Однако положение юристов и судей в странах Запада, так же как и других honoratiores в подобных обществах в прошлом, фундаментально отличается от положения законодателей, как минимум, в трех очень важных аспектах. Во-первых, судьи, юристы или другие лица, находящиеся в том же положении, обязаны вмешиваться только тогда, когда их просят об этом заинтересованные в их вмешательстве люди, а их решение должно достигаться и вступать в силу только в процессе постоянного сотрудничества между сторонами и в рамках соответствующих ограничений, как минимум, в гражданских делах. Во-вторых, решение судей вступает в силу только по отношению к сторонам дела, и лишь иногда – по отношению к третьим сторонам, и практически никогда – по отношению к людям, которые никак не связаны с участниками дела. В-третьих, такие решения со стороны судей и юристов в очень редких случаях могут быть достигнуты без обращения к решениям других судей и юристов в похожих делах, в силу чего участники процесса находятся в состоянии косвенного сотрудничества со всеми заинтересованными сторонами, и в прошлом, и в настоящем.

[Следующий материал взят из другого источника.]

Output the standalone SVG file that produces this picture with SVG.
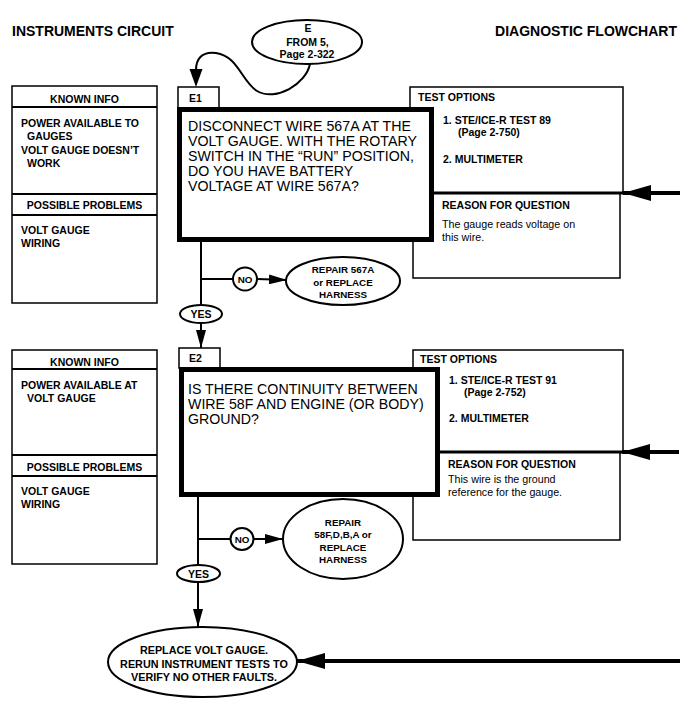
<svg xmlns="http://www.w3.org/2000/svg" width="693" height="714" viewBox="0 0 693 714">
<style>
text{font-family:"Liberation Sans",Arial,Helvetica,sans-serif;fill:#000}
.title{font-size:14px;font-weight:bold}
.q{font-size:14.2px}
.sm{font-size:10.5px;font-weight:bold}
.rs{font-size:10.7px}
.ov{font-size:9.8px;font-weight:bold}
.lbl{font-size:10.5px;font-weight:bold}
.thin{fill:#fff;stroke:#000;stroke-width:1.5}
.thick{fill:#fff;stroke:#000;stroke-width:5}
.oval{fill:#fff;stroke:#000;stroke-width:2}
.line{fill:none;stroke:#000;stroke-width:2}
.bigline{fill:none;stroke:#000;stroke-width:4}
.c{text-anchor:middle}
</style>
<defs>
<marker id="arr" markerUnits="userSpaceOnUse" markerWidth="18" markerHeight="10" refX="18" refY="5" orient="auto"><path d="M0,0 L18,5 L0,10 z" fill="#000"/></marker>
<marker id="big" markerUnits="userSpaceOnUse" markerWidth="28" markerHeight="16" refX="28" refY="8" orient="auto"><path d="M0,0 L28,8 L0,16 z" fill="#000"/></marker>
</defs>
<rect width="693" height="714" fill="#fff"/>
<text class="title" x="12" y="36">INSTRUMENTS CIRCUIT</text>
<text class="title" x="677" y="36" text-anchor="end">DIAGNOSTIC FLOWCHART</text>

<!-- Step E1 side panels -->
<g id="known1">
<rect class="thin" x="12" y="86" width="145" height="217"/>
<line class="line" x1="12" y1="107" x2="157" y2="107" stroke-width="1.5"/>
<line class="line" x1="12" y1="194" x2="157" y2="194" stroke-width="1.5"/>
<line class="line" x1="12" y1="215" x2="157" y2="215" stroke-width="1.5"/>
<text class="sm c" x="84.5" y="103">KNOWN INFO</text>
<text class="sm" x="21" y="127">POWER AVAILABLE TO</text>
<text class="sm" x="27" y="140">GAUGES</text>
<text class="sm" x="21" y="154">VOLT GAUGE DOESN’T</text>
<text class="sm" x="27" y="167">WORK</text>
<text class="sm c" x="84.5" y="209">POSSIBLE PROBLEMS</text>
<text class="sm" x="21" y="234">VOLT GAUGE</text>
<text class="sm" x="21" y="247">WIRING</text>
</g>
<g id="test1">
<rect class="thin" x="410" y="87" width="213" height="106"/>
<rect class="thin" x="413" y="193" width="207" height="85"/>
<line x1="432" y1="193" x2="623" y2="193" stroke="#000" stroke-width="3"/>
<text class="sm" x="418" y="101">TEST OPTIONS</text>
<text class="sm" x="443" y="124">1. STE/ICE-R TEST 89</text>
<text class="sm" x="458" y="136">(Page 2-750)</text>
<text class="sm" x="443" y="163">2. MULTIMETER</text>
<text class="sm" x="442" y="209">REASON FOR QUESTION</text>
<text class="rs" x="442" y="228">The gauge reads voltage on</text>
<text class="rs" x="442" y="241">this wire.</text>
</g>

<!-- Step E2 side panels -->
<g id="known2">
<rect class="thin" x="12" y="350" width="145" height="214"/>
<line class="line" x1="12" y1="369" x2="157" y2="369" stroke-width="1.5"/>
<line class="line" x1="12" y1="455" x2="157" y2="455" stroke-width="1.5"/>
<line class="line" x1="12" y1="476" x2="157" y2="476" stroke-width="1.5"/>
<text class="sm c" x="84.5" y="366">KNOWN INFO</text>
<text class="sm" x="21" y="389">POWER AVAILABLE AT</text>
<text class="sm" x="27" y="402">VOLT GAUGE</text>
<text class="sm c" x="84.5" y="471">POSSIBLE PROBLEMS</text>
<text class="sm" x="21" y="495">VOLT GAUGE</text>
<text class="sm" x="21" y="508">WIRING</text>
</g>
<g id="test2">
<rect class="thin" x="413" y="350" width="210" height="102"/>
<rect class="thin" x="413" y="452" width="207" height="88"/>
<line x1="438" y1="452" x2="623" y2="452" stroke="#000" stroke-width="3"/>
<text class="sm" x="420" y="363">TEST OPTIONS</text>
<text class="sm" x="449" y="384">1. STE/ICE-R TEST 91</text>
<text class="sm" x="464" y="396">(Page 2-752)</text>
<text class="sm" x="449" y="422">2. MULTIMETER</text>
<text class="sm" x="448" y="468">REASON FOR QUESTION</text>
<text class="rs" x="448" y="483">This wire is the ground</text>
<text class="rs" x="448" y="496">reference for the gauge.</text>
</g>

<!-- Question boxes -->
<g id="E1">
<rect class="thin" x="178" y="87" width="41" height="21"/>
<text class="lbl" x="189" y="101.5">E1</text>
<rect class="thick" x="179.5" y="109.5" width="252" height="130"/>
<text class="q" x="188" y="131">DISCONNECT WIRE 567A AT THE</text>
<text class="q" x="188" y="146">VOLT GAUGE. WITH THE ROTARY</text>
<text class="q" x="188" y="161">SWITCH IN THE “RUN” POSITION,</text>
<text class="q" x="188" y="176">DO YOU HAVE BATTERY</text>
<text class="q" x="188" y="191">VOLTAGE AT WIRE 567A?</text>
</g>
<g id="E2">
<rect class="thin" x="179" y="348" width="41" height="20"/>
<text class="lbl" x="189" y="362">E2</text>
<rect class="thick" x="181.5" y="369.5" width="256" height="125"/>
<text class="q" x="188" y="394">IS THERE CONTINUITY BETWEEN</text>
<text class="q" x="188" y="409">WIRE 58F AND ENGINE (OR BODY)</text>
<text class="q" x="188" y="424">GROUND?</text>
</g>

<!-- Connectors -->
<g id="connectors">
<path class="line" d="M310,64 C306,84 276,102 257,91 C242,82 238,56 216,53 C201,51 196,60 196,70" />
<path d="M189.5,69 L202.5,69 L196,87 z" fill="#000"/>
<line class="line" x1="201" y1="242" x2="201" y2="305"/>
<line class="line" x1="201" y1="279" x2="233" y2="279"/>
<line class="line" x1="257" y1="279" x2="287" y2="280" marker-end="url(#arr)"/>
<line class="line" x1="201" y1="323" x2="201" y2="348" marker-end="url(#arr)"/>
<line class="line" x1="198" y1="497" x2="198" y2="565"/>
<line class="line" x1="198" y1="539" x2="230.5" y2="539"/>
<line class="line" x1="253.5" y1="539" x2="283" y2="539" marker-end="url(#arr)"/>
<line class="line" x1="198" y1="582" x2="198" y2="627" marker-end="url(#arr)"/>
<line class="bigline" x1="680" y1="193" x2="623" y2="193" marker-end="url(#big)"/>
<line class="bigline" x1="679" y1="452" x2="622" y2="452" marker-end="url(#big)"/>
<line class="bigline" x1="680" y1="661" x2="297" y2="661" marker-end="url(#big)"/>
</g>

<!-- Ovals -->
<g id="E">
<ellipse class="oval" cx="307" cy="42" rx="55" ry="22"/>
<text class="lbl c" x="308" y="32">E</text>
<text class="lbl c" x="307.5" y="45.5">FROM 5,</text>
<text class="lbl c" x="307" y="58">Page 2-322</text>
</g>
<g id="no1">
<ellipse class="oval" cx="245" cy="279" rx="12" ry="11.5"/>
<text class="ov c" x="245" y="283" font-weight="normal">NO</text>
</g>
<g id="yes1">
<ellipse class="oval" cx="201" cy="314" rx="21" ry="9"/>
<text class="lbl c" x="201" y="318">YES</text>
</g>
<g id="repair1">
<ellipse class="oval" cx="343" cy="281" rx="57" ry="24"/>
<text class="ov c" x="343" y="273">REPAIR 567A</text>
<text class="ov c" x="343" y="286">or REPLACE</text>
<text class="ov c" x="343" y="298">HARNESS</text>
</g>
<g id="no2">
<ellipse class="oval" cx="242" cy="539" rx="11.5" ry="11"/>
<text class="ov c" x="242" y="543" font-weight="normal">NO</text>
</g>
<g id="yes2">
<ellipse class="oval" cx="198.5" cy="573.5" rx="21.5" ry="8.5"/>
<text class="lbl c" x="198.5" y="577.5">YES</text>
</g>
<g id="repair2">
<ellipse class="oval" cx="343" cy="539" rx="60" ry="40"/>
<text class="ov c" x="343" y="526">REPAIR</text>
<text class="ov c" x="343" y="538">58F,D,B,A or</text>
<text class="ov c" x="343" y="551">REPLACE</text>
<text class="ov c" x="343" y="563">HARNESS</text>
</g>
<g id="final">
<ellipse class="oval" cx="202.5" cy="662" rx="94.5" ry="35" stroke-width="2.5"/>
<text class="c" x="204" y="654" font-size="10.8" font-weight="bold">REPLACE VOLT GAUGE.</text>
<text class="c" x="204" y="668" font-size="10.8" font-weight="bold">RERUN INSTRUMENT TESTS TO</text>
<text class="c" x="204" y="681" font-size="10.8" font-weight="bold">VERIFY NO OTHER FAULTS.</text>
</g>
</svg>
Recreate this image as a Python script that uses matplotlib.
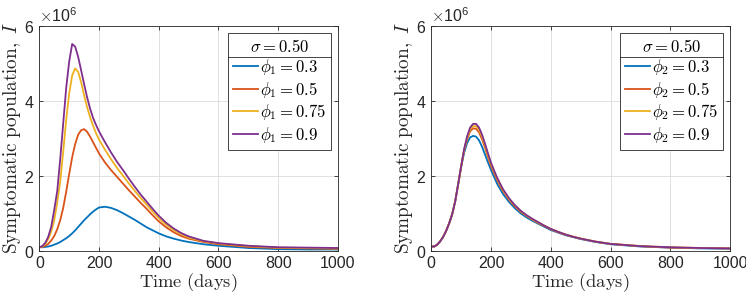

Все это означает, что у авторов этих решений нет реальной власти над другими гражданами, за исключением той власти, которую сами эти граждане готовы предоставить им своим требованием вынести решение по конкретному делу. Это также означает, что их власть дополнительно ограничена необходимостью для каждого решения ссылаться на решения, принятые по похожим делам другими судьями[8]. Наконец, это означает, что весь процесс можно описать как непрерывное, широкое и в основном стихийное сотрудничество между судьями и судимыми, с целью в ходе судопроизводства обнаружить, в чем состоит воля народа в конкретном вопросе; сотрудничество, которое во многих аспектах можно сравнить с тем, которое существует между всеми участниками свободного рынка.
Если мы сопоставим положение судей и юристов с положением законодателей в современном обществе, нам будет легко понять, насколько большей властью над гражданами обладают последние и насколько менее верными, непредвзятыми и надежными являются их попытки «истолковать» волю народа, если они вообще пытаются это сделать.
В этом отношении юридическая система, в центре которой находится законодательство, в свою очередь, напоминает, как мы уже отметили, централизованную экономику, в которой все существенные решения принимает кучка директоров, чьи знания об общей ситуации фатально ограничены и чье уважение к желаниям народа, если они вообще уважают его желания, страдает от последствий этой ограниченности.
Никакие торжественные титулы, пышные церемонии и энтузиазм аплодирующих масс не в состоянии скрыть того, что и законодатели, и директора в централизованной экономике такие же отдельные люди, как вы и я, не имеющие понятия о 99 % того, что происходит вокруг них – о реальных сделках, договоренностях, установках, чувствах и убеждениях людей, которых все это затрагивает. Один из парадоксов нашей эпохи состоит в непрерывном отступлении традиционной религии перед наступлением науки и технологий, перед подразумевающейся требовательностью холодного и практического образа мыслей, которое сопровождается не менее непрерывным отступлением от этой установки и образа мыслей в правовых и политических вопросах. Мифология нашего времени – не религиозная, а политическая, и ее главные мифы – это «представительство» народа, с одной стороны, и харизматические претензии политических лидеров на обладание истиной и право действовать в соответствии с ней – с другой.
Парадокс также в том, что те самые экономисты, которые в настоящее время поддерживают свободный рынок, не включают в рассмотрение вопрос о том, может ли свободный рынок существовать на практике внутри правовой системы, центром которой является законодательство. Экономисты очень редко бывают юристами, и наоборот; вероятно, это объясняет, почему анализ экономических систем, с одной стороны, и анализ правовых систем – с другой, происходит отдельно друг от друга и почему в процессе редко учитываются взаимосвязи двух систем. Вероятно, в этом состоит причина, по которой жесткая взаимосвязь между рыночной экономикой и правовой системой, основанной на судьях и/или юристах, а не на законодательстве, осознается настолько хуже, чем следовало бы, хотя не менее жесткая связь централизованной экономики и законодательства является слишком очевидной, чтобы ее, в свою очередь, могли не замечать и специалисты, и публика.